Wednesday, May 4, 2011

Fleet Foxes: Helplessness Blues

     Do Fleet Foxes really need any introduction? The Seattle-based sextet ran headlong into the limelight in 2008 with their self-titled debut; an album that became one of the most talked about of that year. The band consists of Robin Pecknold, Skyler Skjelset and Christian Wargo, three of the six that make up the factory of feel-good folk music that is Fleet Foxes. Three years after their tremendous debut, this band is still churning out brilliant music that oozes summer love and that blows your every worry away.
     Fleet Foxes are very much a folk group, defined by their harmonious vocals and happy, soothing sound. The feel of this band hasn't changed much from their first album to this one, but the sound has been polished and there are bigger, more ambitious ideas present here, that I felt the previous record was lacking in. The main selling point for this album though, is definitely the vibes it gives off. Happiness. Joy. Softness. These are the words that spring to your mind as it frolics through the cloudless field that is this twelve track masterpiece. A true achievement in feel-good music.
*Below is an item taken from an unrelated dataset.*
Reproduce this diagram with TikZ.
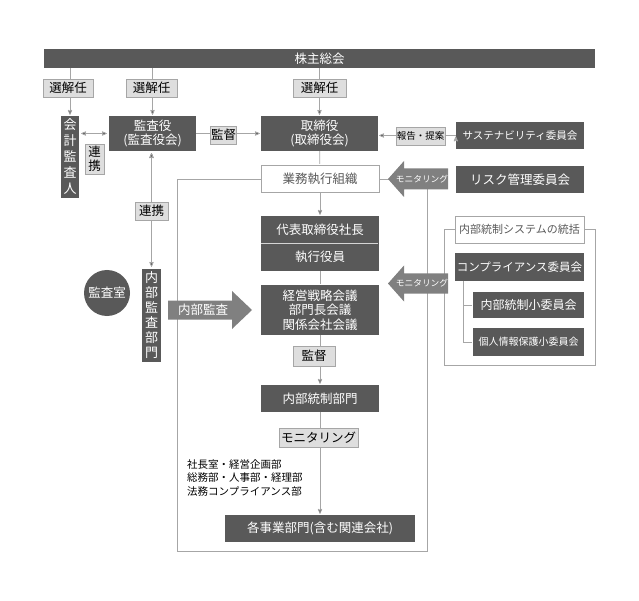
\documentclass[tikz,border=0pt]{standalone}
\usepackage{fontspec}
\setmainfont{Noto Sans CJK JP}
\usetikzlibrary{arrows,positioning,calc}
\definecolor{dk}{HTML}{595959}
\definecolor{lt}{HTML}{DEDEDE}
\definecolor{lnc}{HTML}{A6A6A6}
\definecolor{arc}{HTML}{808080}

\begin{document}
\begin{tikzpicture}[x=1pt, y=-1pt, >=stealth', shorten >=1pt, auto,
    dark/.style={fill=dk, text=white, inner sep=0pt, align=center,
      font=\fontsize{12.5}{14.5}\selectfont},
    wbox/.style={draw=lnc, fill=white, text=dk, inner sep=0pt,
      font=\fontsize{12.5}{14.5}\selectfont},
    lbl/.style={draw=lnc, fill=lt, text=black, inner sep=0pt, align=center,
      font=\fontsize{12.5}{14.5}\selectfont},
    ln/.style={draw=lnc, line width=0.8pt},
    bigarrow/.style={fill=arc}]
    \useasboundingbox (0,0) rectangle (639,601);

    % frames
    \draw[ln] (177,179) rectangle (427,551);
    \draw[ln] (444,229) rectangle (595,365);

    \node [dark, minimum width=551, minimum height=19] (GM) at (319.5,58.5) {株主総会};
    \node [dark, minimum width=18, minimum height=82,
           font=\fontsize{13}{16}\selectfont]          (AA) at (70,157) {会\\計\\監\\査\\人};
    \node [dark, minimum width=87, minimum height=35]  (AB) at (152.5,133.5) {監査役\\(監査役会)};
    \node [dark, minimum width=117, minimum height=35] (BD) at (319.5,133.5) {取締役\\(取締役会)};
    \node [dark, minimum width=128, minimum height=27,
           font=\fontsize{10.5}{12}\selectfont]        (SC) at (520,135.5) {サステナビリティ委員会};
    \node [wbox, minimum width=118, minimum height=27] (EX) at (320,178.5) {業務執行組織};
    \node [dark, minimum width=128, minimum height=27] (RC) at (520,179.5) {リスク管理委員会};
    \node [dark, circle, minimum size=46]              (AR) at (107,293) {監査室};
    \node [dark, minimum width=19, minimum height=93,
           font=\fontsize{13}{15}\selectfont]          (IA) at (151.5,315.5) {内\\部\\監\\査\\部\\門};
    \node [dark, minimum width=118, minimum height=27] (P) at (320,229.5) {代表取締役社長};
    \node [dark, minimum width=118, minimum height=28] (O) at (320,257) {執行役員};
    \node [dark, minimum width=118, minimum height=50] (M) at (320,310) {経営戦略会議\\部門長会議\\関係会社会議};
    \node [dark, minimum width=118, minimum height=27] (IC) at (320,398.5) {内部統制部門};
    \node [dark, minimum width=190, minimum height=27] (BU) at (320,528.5) {各事業部門(含む関連会社)};
    \node [anchor=north west, align=left, inner sep=0pt,
           font=\fontsize{10.5}{13.5}\selectfont]      (DP) at (187,459) {社長室・経営企画部\\総務部・人事部・経理部\\法務コンプライアンス部};
    \draw [white!75!dk, line width=0.8pt] (P.south west) -- (P.south east);

    % internal control group
    \node [wbox, minimum width=129, minimum height=27,
           font=\fontsize{11}{13}\selectfont]          (IS) at (519.5,229.5) {内部統制システムの統括};
    \node [dark, minimum width=129, minimum height=28,
           font=\fontsize{11.5}{13}\selectfont]        (CC) at (519.5,267) {コンプライアンス委員会};
    \node [dark, minimum width=111, minimum height=26,
           font=\fontsize{12}{13}\selectfont]          (S1) at (528.5,305) {内部統制小委員会};
    \node [dark, minimum width=111, minimum height=28,
           font=\fontsize{10}{12}\selectfont]          (S2) at (528.5,342) {個人情報保護小委員会};
    \draw[ln] (CC.south -| 463,0) |- (S2.west);
    \draw[ln] (S1.west -| 463,0) -- (S1.west);

    % connectors
    \path[ln, ->] (GM.south -| AA.north) edge (AA.north)
                  (GM.south -| AB.north) edge (AB.north)
                  (GM.south -| BD.north) edge (BD.north)
                  (AB.east) edge (BD.west)
                  (SC.west) edge (SC.west -| BD.east)
                  (EX) edge (P)
                  (M) edge (IC)
                  (IC) edge (BU);
    \path[ln] (BD) edge (EX)
              (O) edge (M);
    \path[ln, <->, shorten <=2pt, shorten >=2pt]
              (AA.east |- AB.west) edge (AB.west)
              (AB.south -| IA.north) edge (IA.north);

    % labels
    \node [lbl, minimum width=50, minimum height=18] (L1) at (68,88) {選解任};
    \node [lbl, minimum width=51, minimum height=18] (L2) at (151.5,88) {選解任};
    \node [lbl, minimum width=53, minimum height=18] (L3) at (319.5,88) {選解任};
    \node [lbl, minimum width=19, minimum height=30,
           font=\fontsize{12.5}{14}\selectfont]      (L4) at (94.5,159) {連\\携};
    \node [lbl, minimum width=26, minimum height=18] (L5) at (223.5,135) {監督};
    \node [lbl, minimum width=49, minimum height=18,
           font=\fontsize{9.5}{11}\selectfont]       (L6) at (420.5,136) {報告・提案};
    \node [lbl, minimum width=33, minimum height=18] (L7) at (151.5,211) {連携};
    \node [lbl, minimum width=42, minimum height=20] (L8) at (314,356) {監督};
    \node [lbl, minimum width=79, minimum height=19] (L9) at (318.5,437.5) {モニタリング};

    % big arrows
    \fill[bigarrow] (448,168.5) -- (404,168.5) -- (404,161) -- (388,179) -- (404,197)
                    -- (404,189.5) -- (448,189.5) -- cycle;
    \node [text=white, inner sep=0pt, font=\fontsize{8.7}{10}\selectfont] (MN1) at (422,179) {モニタリング};
    \fill[bigarrow] (448,273.5) -- (404,273.5) -- (404,265.5) -- (388,283.5) -- (404,301.5)
                    -- (404,293.5) -- (448,293.5) -- cycle;
    \node [text=white, inner sep=0pt, font=\fontsize{8.7}{10}\selectfont] (MN2) at (422,283.5) {モニタリング};
    \fill[bigarrow] (168,300.5) -- (232,300.5) -- (232,291) -- (252,310) -- (232,329)
                    -- (232,319.5) -- (168,319.5) -- cycle;
    \node [text=white, inner sep=0pt, font=\fontsize{12.5}{14}\selectfont] (IAR) at (203,310) {内部監査};
\end{tikzpicture}
\end{document}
     Every track feels as though the band has taken a lot of time over the lyrics, but not in a complicated and over-thought way. They give the impression that they care, and that helps the music connect with the listener. Joy has been extracted from every corner of the album in this way, from the "fur of the collie 'neath the table" on 'Sim Sala Bim' to "warm in his hands" on 'Someone You'd Admire'. All the songs are sang with a very pure-sounding, honest tone that reinforces the ideas on this album. Coming to the vocals, there are six people in Fleet Foxes, and the voices of the four that sing accumulate into a sweet and sugary harmony that hits all the right places.
     A song that stood out for me as a sound we haven't really heard before is 'The Shrine / An Argument' At the start in particular there are spots at which the vocals from Robin Pecknold build into a fiercely joyous shout. In an almost apologetic manner, Fleet Foxes offsets this immediately with a soft and harmonious section that feels perfectly performed. Another sound from the same track is that of a beating drum and strong acoustic guitar strumming. Experimentation as well. This track is certainly the most interesting for me, simply because of the variety it retains. There are soft vocals and soft instruments, but then there are loud instruments and strange sounds. A wonderful track in a frankly wonderful album.
     In a way though, with all the vocal harmonies and sugary melodies, I can understand why some people may find this record and perhaps Fleet Foxes in general, slightly overwhelming. Their sound is one of magnitude, but not in a punk or aggressive way. Their sound is one of happiness, trying to wrap the world in it's golden glow. If you're a fan of folk music, or indeed music in general, this is nothing less that a must have. A record awe-inspiring and care-free, this is a modern classic and one that is truly beautiful.